– У вас соседи очень шумные, – пожаловалась я паре, которая сдала нам квартиру.
Но те были очень удивлены, потому что никогда ничего подобного не замечали. Вот тогда я и подумала: «В самом деле, не духи же чудят наверху!» А ночью мне вдруг стали сниться один за другим люди, которых я знала и которые умерли. Приснился мой бывший начальник – как будто он стоит возле моего дома, я открываю окно, а он смотрит на меня; дедушка, бабушка, подруги. Приходили каждый день. Смотрели и
молчали. Утром я выходила на узкую брусчатую улочку и вглядывалась в окна надоедливых соседей, но там как будто никогда никого не было. Вплоть до вечера, пока не начинался привычный гвалт, но и вечером за зашторенными окнами не видны были фигуры. Наверное, парочка, которая сдала нам квартиру, приняла меня за сумасшедшую – я сбежала оттуда раньше, чем кончилась аренда.
Снова хотелось на Мальту.
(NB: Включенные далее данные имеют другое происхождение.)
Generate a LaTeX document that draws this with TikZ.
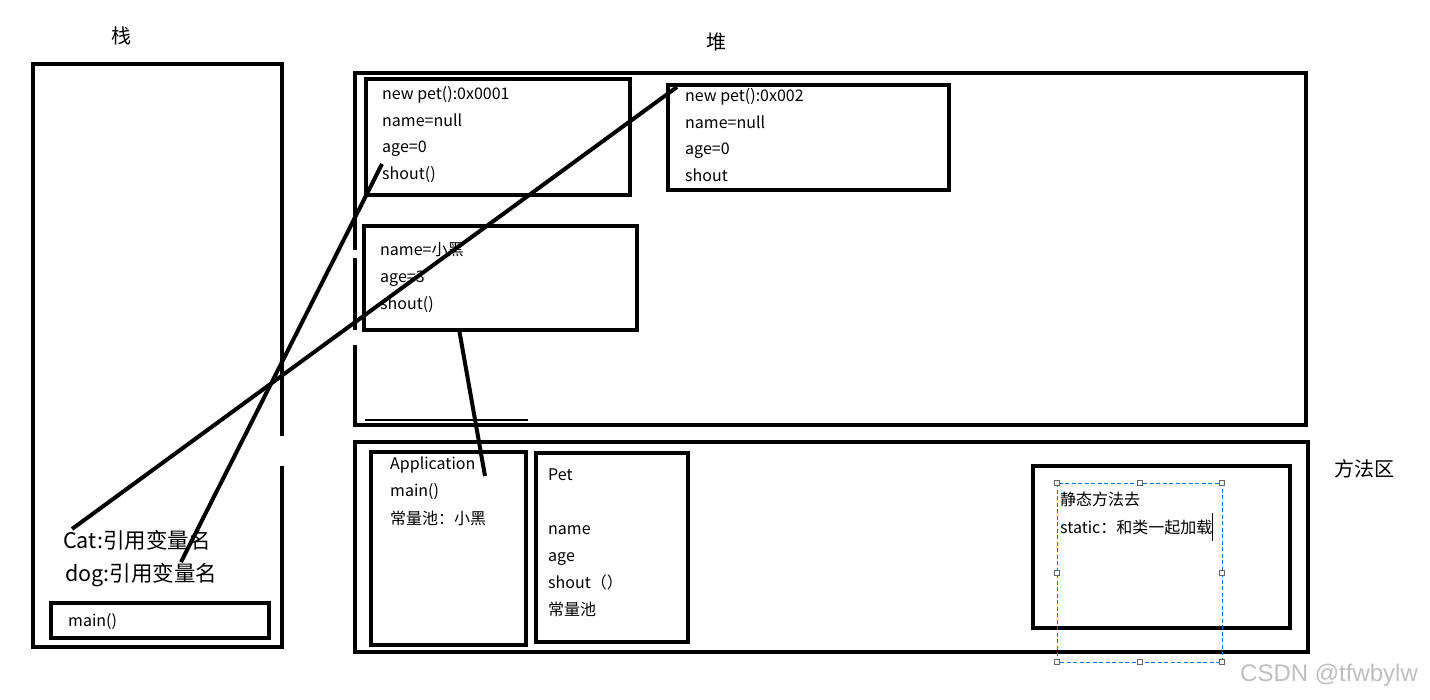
\documentclass[tikz,border=0pt]{standalone}
\usepackage{fontspec}
\setmainfont{Noto Sans CJK SC}
\newfontfamily\wmfont{Liberation Sans}
\begin{document}
\begin{tikzpicture}[x=1pt,y=-1pt,
  box/.style={draw=black,line width=4.5pt,fill=none,outer sep=0pt,inner sep=0pt,anchor=north west},
  wire/.style={draw=black,line width=4pt},
  txt/.style={anchor=west,inner sep=0pt,text height=11pt,text depth=3pt,font=\fontsize{16}{18}\selectfont},
  big/.style={anchor=west,inner sep=0pt,text height=15pt,text depth=4pt,font=\fontsize{21.5}{24}\selectfont},
  title/.style={inner sep=0pt,font=\fontsize{20}{22}\selectfont},
  handle/.style={draw=gray!80!black,fill=white,line width=0.8pt,minimum size=5pt,inner sep=0pt,rectangle},
  sel/.style={draw={rgb,255:red,0;green,120;blue,215},line width=1pt,dash pattern=on 4pt off 2.5pt}]
\useasboundingbox (0,0) rectangle (1430,700);
\fill[white] (0,0) rectangle (1430,700);

% titles
\node[title] (tstack) at (121,36) {栈};
\node[title] (theap) at (716,42) {堆};
\node[title] (tmeth) at (1364,469) {方法区};

% stack
\draw[box] (282,436) -- (282,64) -- (33,64) -- (33,647) -- (282,647) -- (282,466);
\node[box,minimum width=218pt,minimum height=35pt] (mainbox) at (51,603) {};
\node[txt] (maint) at (68,622) {main()};
\node[big] (cat) at (63,543) {Cat:引用变量名};
\node[big] (dog) at (65,576) {dog:引用变量名};

% heap
\draw[box] (355,250) -- (355,73) -- (1306,73) -- (1306,425) -- (355,425) -- (355,345);
\draw[box] (355,258) -- (355,330);
\draw[black,line width=2.5pt] (365,420) -- (528,420);

\node[box,minimum width=264pt,minimum height=116pt] (obj1) at (366,79) {};
\node[txt] (o1a) at (382,96) {new pet():0x0001};
\node[txt] (o1b) at (382,123) {name=null};
\node[txt] (o1c) at (382,149) {age=0};
\node[txt] (o1d) at (382,176) {shout()};

\node[box,minimum width=281pt,minimum height=105pt] (obj2) at (668,85) {};
\node[txt] (o2a) at (685,98) {new pet():0x002};
\node[txt] (o2b) at (685,125) {name=null};
\node[txt] (o2c) at (685,151) {age=0};
\node[txt] (o2d) at (685,178) {shout};

\node[box,minimum width=273pt,minimum height=104pt] (obj3) at (364,226) {};
\node[txt] (o3a) at (380,252) {name=小黑};
\node[txt] (o3b) at (380,279) {age=3};
\node[txt] (o3c) at (380,306) {shout()};

% method area
\node[box,minimum width=953pt,minimum height=210pt] (meth) at (355,442) {};
\node[box,minimum width=155pt,minimum height=193pt] (app) at (371,452) {};
\node[txt] (apa) at (390,465) {Application};
\node[txt] (apb) at (390,492) {main()};
\node[txt] (apc) at (390,520) {常量池：小黑};

\node[box,minimum width=152pt,minimum height=189pt] (pet) at (536,453) {};
\node[txt] (pa) at (548,476) {Pet};
\node[txt] (pb) at (548,530) {name};
\node[txt] (pc) at (548,557) {age};
\node[txt] (pd) at (548,584) {shout（）};
\node[txt] (pe) at (548,611) {常量池};

\node[box,minimum width=257pt,minimum height=162pt] (stat) at (1033,466) {};
\node[txt] (sa) at (1060,501) {静态方法去};
\node[txt] (sb) at (1060,529) {static：和类一起加载};
\draw[black,line width=1pt] (1212,513) -- (1212,541);

% selection frame
\draw[sel] (1057,483) rectangle (1222,662);
\foreach \p/\n in {{(1057,483)}/h1,{(1140,483)}/h2,{(1222,483)}/h3,{(1057,573)}/h4,{(1222,573)}/h5,{(1057,662)}/h6,{(1140,662)}/h7,{(1222,662)}/h8}
  \node[handle] (\n) at \p {};

% connector end points
\coordinate (catEnd) at (72,529);
\coordinate (dogEnd) at (181,562);
\coordinate (o2End) at (677,87);
\coordinate (o1End) at (382,164);
\coordinate (o3End) at (459,329);
\coordinate (appEnd) at (485,476);
\draw[wire] (catEnd) -- (o2End);
\draw[wire] (dogEnd) -- (o1End);
\draw[wire] (o3End) -- (appEnd);

% watermark
\node[anchor=west,inner sep=0pt,text=gray!50,font=\wmfont\fontsize{24}{26}\selectfont] (wm) at (1240,675) {CSDN @tfwbylw};
\end{tikzpicture}
\end{document}
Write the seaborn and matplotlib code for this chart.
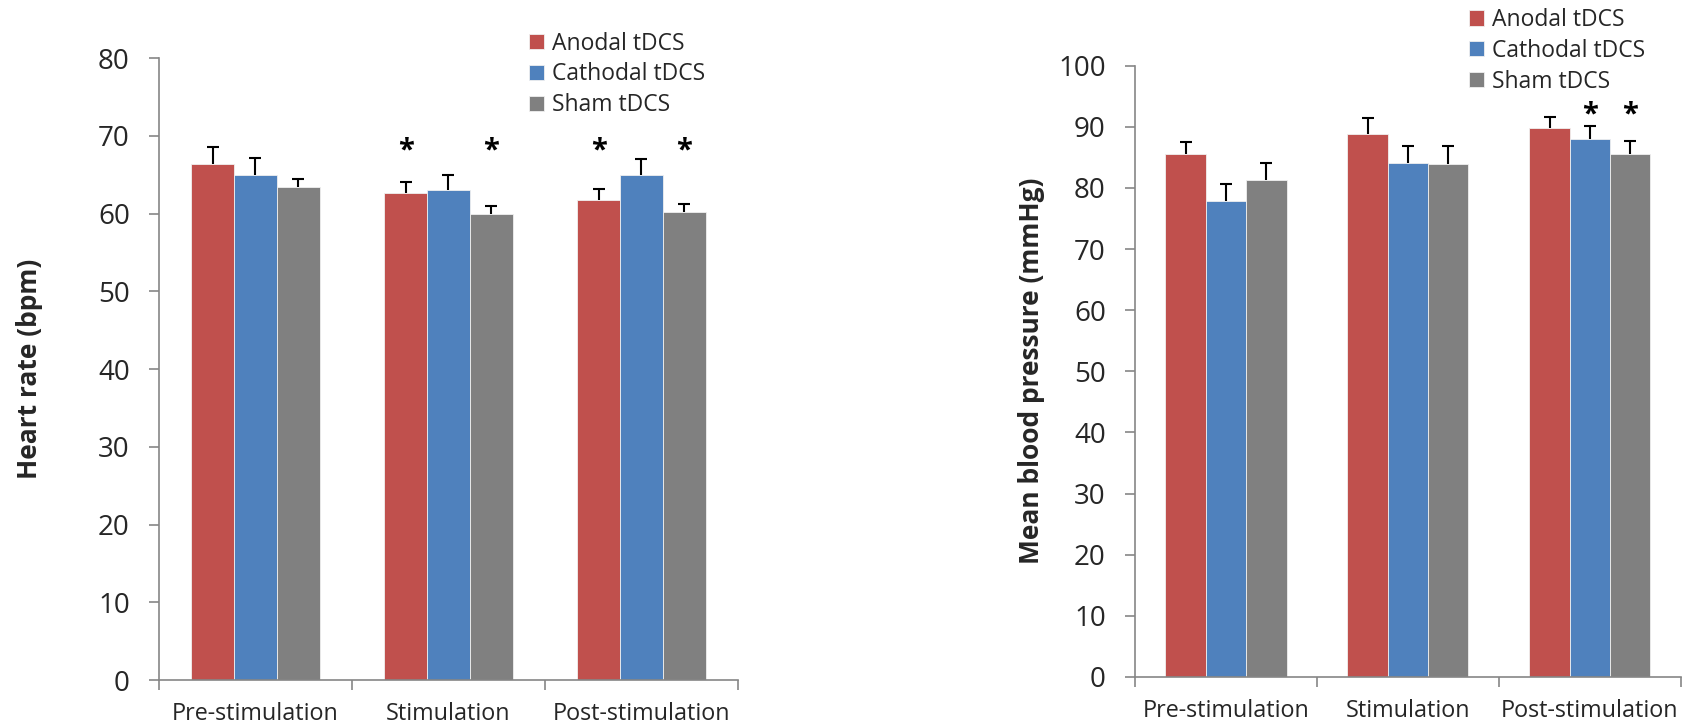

Помню, мы с дочкой сели на диван и начали мечтать:
– Давай уедем?
– Куда, мам?
Хотелось сказать, что ехать-то нам особо и некуда… Казалось, мы словно две тоненькие тростинки, подхваченные сильным ветром. Куда же нам теперь полететь?
– Обратно на Мальту.
Позже я, конечно, задумывалась о том, что, возможно, те сны были предупреждением. И что если бы я больше прислушивалась к тому, что пытается мне сказать этот мир и потусторонний, то наверняка раньше бы попала к врачу. В конце концов я потеряла почти четыре драгоценных месяца с момента, когда мне начали сниться странные сны, вплоть до дня, когда мне поставили диагноз. И вот теперь, уже в Париже, снова такие же ощущения: словно кто-то невидимый прямо здесь, в комнате. Смотрит и молчит. А я лежу, и у меня даже нет сил встать, взять билет и уехать куда-то далеко, например к маме…
На пятый день стало немного легче. Я собрала чемоданчик, взяла такси и поехала к себе. Настроение было на нуле, лечение продолжать я не хотела, снова и снова возвращался вопрос: «Почему?» Меня переполняли гнев, обида, страх. Очень хотелось найти виновных в своей беде. И было совсем непонятно, как можно пройти этот путь в полном одиночестве. В Париже у меня была всего пара не слишком близких друзей. А ведь сам факт, что я не одна, что в доме кто-то есть, успокаивал. В этот раз меня выручила подруга, но как же пройти все остальные сеансы химии? Кто будет рядом? А что, если мне станет так плохо, что я даже не смогу вызвать скорую помощь?.. Я не знала, как справляться с нескончаемым потоком тяжелых мыслей, которые накрывают тебя, когда ты остаешься наедине с собой. И уж точно понятия не имела, что делать с этим страхом, который крепко вцепился в тебя, сковал и тащит в пропасть.
– Почему вы так боитесь остаться одна во время химиотерапии? – спросила меня психолог, очередной эксперт, которого я посетила за день до первой процедуры.
«Неужели непонятно?» – подумала я. А вслух ответила:
– Вообще-то нормальные люди не проходят такие сложные жизненные этапы в одиночестве, нужно, чтобы кто-то был рядом, чтобы было кому подержать за руку, помочь по дому, сопроводить на прогулке. – Мне казалось, что я объясняю простые истины. И если приходится говорить об этом психологу, то не стоило приходить на консультацию. Но я отчаянно искала помощи и цеплялась за любую возможность. – У меня ничего этого нет. Я снова в Париже и снова одна.
– Снова? – переспросила психолог.
Это была грузная женщина, она сидела в кресле напротив и внимательно смотрела на меня через круглые совиные очки. Мне почему-то казалось, что она осуждает меня за страх перед одиночеством. Очень хотелось встать и уйти, но мне было неудобно, приходилось продолжать разговор.